Someone in Hawaii must have done some quick math to work out a formula for political success. According the state's 2010 budget, Hawaii only had a $22.3 million shortfall. Therefore, if say only a few billionaires set up a handful of trusts, with a 1% excise tax, $3 billion would do the trick and generate $30 million in tax collections.
Finally, while Honolulu may hope Tiger Woods or other celebrities with contentious marriages will start flying in for sun, golf and protection, Act 182 does not shield assets from divorce—or even secured creditors.
Steve Oshins, a Nevada asset protection trust lawyer who rates asset protection trust states based on their benefits, agrees with Rubin that the new law is “dead on arrival.”
“I don’t even know if it’s got a lot of sizzle, let alone the steak,” he says. “Nobody’s going to use it.”
In fact, he gives Hawaii a failing grade where asset protection is concerned, and would be surprised if the new law will help the Aloha State carve out even 1% of the business currently dominated by Nevada, Alaska, South Dakota and Delaware.
“Laws need to be competitive with those of the Tier 1 states,” he explains. “Given the ability to forum-shop, nearly everybody from out of state uses one of these four states.”
Bank of Hawaii, far and away the biggest of the trio, does substantial trust business with locals, but so far this year its trust and asset management income has been flat or even slightly lower on a year-over-year basis.
Resident estate planners doubt that the new law will even give Hawaiian professionals and other wealthy residents an incentive to keep their assets at home.
“Now that I've chewed through this a bit more, I’m moderately certain we won't use many of these,” says Hawaii-born financial planner Lesley Brey.
“I suspect that it will not be very appealing to most professionals,” agrees Honolulu estate planning attorney Ethan Okura. “I see no reason to keep marketable securities with a trustee in-state.”
In fact, Okura believes that only relatively “unsophisticated” locals will take advantage of the new ability to create an in-state asset protection trust.
“Many local Hawaii residents prefer to work with other local professionals, so perhaps there will be quite a few who utilize the new law—especially if the local banks promote it with their clients,” he says.
Dan Rubin predicts the Hawaiian legislature to wake up to Act 182’s problems and start fixing them fairly soon.
But for Hawaii to become a real national competitor, just putting asset protection on the menu is not going to be enough, Steve Oshins says.
“Because they have a state income tax, they wouldn’t have a chance,” he says. “If you had the best state law, then you can say that you’re going to charge a little more because you’re the best.
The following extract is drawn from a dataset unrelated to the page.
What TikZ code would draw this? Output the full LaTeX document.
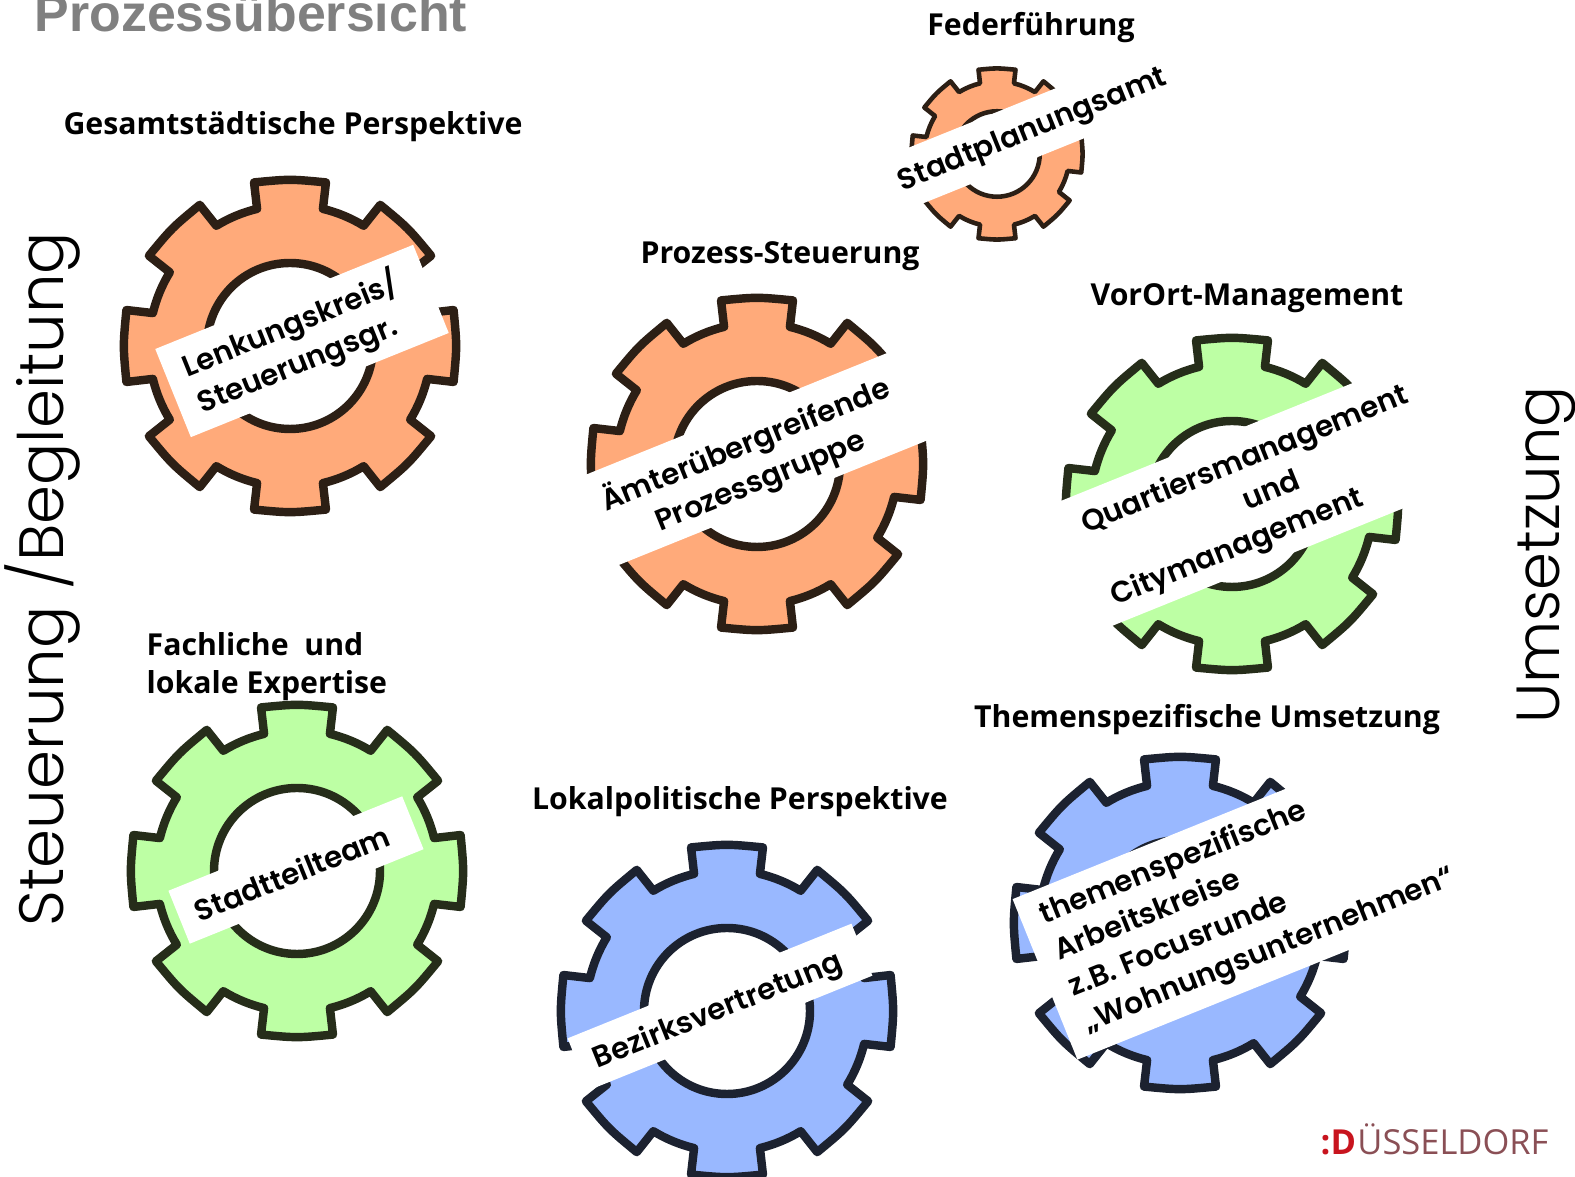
\documentclass[tikz,border=0pt]{standalone}
\usepackage{fontspec}
\setmainfont{Open Sans}
\newfontfamily\titlefont{Liberation Sans}
\newfontfamily\gearfont{Poppins SemiBold}
\newfontfamily\sidefont{Poppins Light}
\definecolor{gorange}{HTML}{FFAA7A}
\definecolor{lorange}{HTML}{2C1F15}
\definecolor{ggreen}{HTML}{BDFFA4}
\definecolor{lgreen}{HTML}{262D1A}
\definecolor{gblue}{HTML}{99B8FF}
\definecolor{lblue}{HTML}{1C2230}
\definecolor{logored}{HTML}{C8141E}
\definecolor{logogray}{HTML}{8A4F55}
\tikzset{every picture/.style = {x=0.01cm, y=-0.01cm}}
\tikzset{wheel/.style = {line width=2.4pt, line join=round}}
\tikzset{orange/.style = {wheel, fill=gorange, draw=lorange}}
\tikzset{green/.style = {wheel, fill=ggreen, draw=lgreen}}
\tikzset{blue/.style = {wheel, fill=gblue, draw=lblue}}
\tikzset{band/.style = {fill=white, rotate=22, inner sep=0, minimum width=#1}}
\tikzset{bandtext/.style = {rotate=22, inner sep=0, font=\gearfont\fontsize{8.4}{11.1}\selectfont}}
\tikzset{head/.style = {anchor=base, inner sep=0, font=\bfseries\fontsize{8.6}{10.8}\selectfont}}
\tikzset{side/.style = {anchor=base, rotate=90, inner sep=0}}
% x, y, scale, style
\newcommand{\gear}[4]{
  \begin{scope}[shift={(#1, #2)}, scale=#3]
    \draw[#4] (-12.4:167.5) foreach \a in {0, 45, ..., 315} {
      .. controls (\a:167) .. ({\a+12.4}:167.5)
      -- ({\a+13.5}:141) arc[start angle=\a+13.5, end angle=\a+31.5, radius=141]
      -- ({\a+32.6}:167.5)} -- cycle;
    \draw[#4, fill=white] (0, 0) circle[radius=83];
  \end{scope}
}
\begin{document}
\begin{tikzpicture}
  \useasboundingbox (0, 0) rectangle (1575, 1177);

  \node[anchor=base west, inner sep=0, gray, font=\titlefont\bfseries\fontsize{14.75}{15}\selectfont] (title) at (34, 32) {Prozessübersicht};

  \node[side, font=\sidefont\fontsize{17.8}{18}\selectfont] (left) at (64, 579) {Steuerung /Begleitung};
  \node[side, font=\sidefont\fontsize{17.3}{18}\selectfont] (right) at (1559, 555) {Umsetzung};

  \node[head] (feder) at (1031, 36) {Federführung};
  \node[head] (gesamt) at (293, 135) {Gesamtstädtische Perspektive};
  \node[head] (prozess) at (780, 264) {Prozess-Steuerung};
  \node[head] (vorort) at (1247, 306) {VorOrt-Management};
  \node[head, anchor=base west] (fach) at (146, 656) {Fachliche \ und};
  \node[head, anchor=base west] (lokal) at (146, 694) {lokale Expertise};
  \node[head] (politik) at (740, 810) {Lokalpolitische Perspektive};
  \node[head] (thema) at (1207, 728) {Themenspezifische Umsetzung};

  \gear{997}{154}{0.515}{orange, line width=1.3pt}
  \node[band=295*0.2845pt, minimum height=57*0.2845pt] (bandamt) at (1031, 129) {};
  \node[bandtext] (amt) at (1033, 131) {Stadtplanungsamt};

  \gear{290}{346}{1}{orange}
  \node[band=278*0.2845pt, minimum height=95*0.2845pt] (bandkreis) at (302, 341) {};
  \node[bandtext, align=left] (kreis) at (298, 343) {Lenkungskreis/\\Steuerungsgr.};

  \gear{757}{464}{1}{orange}
  \node[band=350*0.2845pt, minimum height=96*0.2845pt] (bandgruppe) at (753, 459) {};
  \node[bandtext, align=center] (gruppe) at (753, 463) {Ämterübergreifende\\Prozessgruppe};

  \gear{1232}{504}{1}{green}
  \node[band=404*0.2845pt, minimum height=135*0.2845pt] (bandquartier) at (1246, 499) {};
  \node[bandtext, align=left] (quartier) at (1260, 497) {Quartiersmanagement\\\hspace*{45pt}und\\Citymanagement};

  \gear{297}{871}{1}{green}
  \node[band=252*0.2845pt, minimum height=57*0.2845pt] (bandteam) at (296, 870) {};
  \node[bandtext] (team) at (292, 873) {Stadtteilteam};

  \gear{727}{1011}{1}{blue}
  \node[band=306*0.2845pt, minimum height=56*0.2845pt] (bandbezirk) at (720, 1007) {};
  \node[bandtext] (bezirk) at (718, 1012) {Bezirksvertretung};

  \gear{1180}{923}{1}{blue}
  \node[band=429*0.2845pt, minimum height=173*0.2845pt] (bandkreise) at (1244, 899) {};
  \node[bandtext, align=left] (kreise) at (1248, 897) {themenspezifische\\Arbeitskreise\\z.B. Focusrunde\\„Wohnungsunternehmen“};

  \node[anchor=base west, inner sep=0, logored, font=\bfseries\fontsize{9.8}{10}\selectfont] (logod) at (1320, 1155) {:D};
  \node[anchor=base west, inner sep=0, logogray, font=\fontsize{9.8}{10}\selectfont] (logo) at (logod.base east) {ÜSSELDORF};
\end{tikzpicture}
\end{document}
But this is a mediocre law anyway.”
Perhaps the revival of the TV show Hawaii-50 may have the same good luck it did 40 years ago and attract tons of tourists to the islands. But for now, as Dan Rubin says "if this were 1997 and Hawaii introduced the first domestic asset protection statute, this law might be taken seriously." He adds, "but this is 13 years later, and wealthy families expect a lot better."
Jerry Cooper, senior editor, The Trust Advisor Blog. Steven Maimes and Scott Martin contributed to the research and reporting.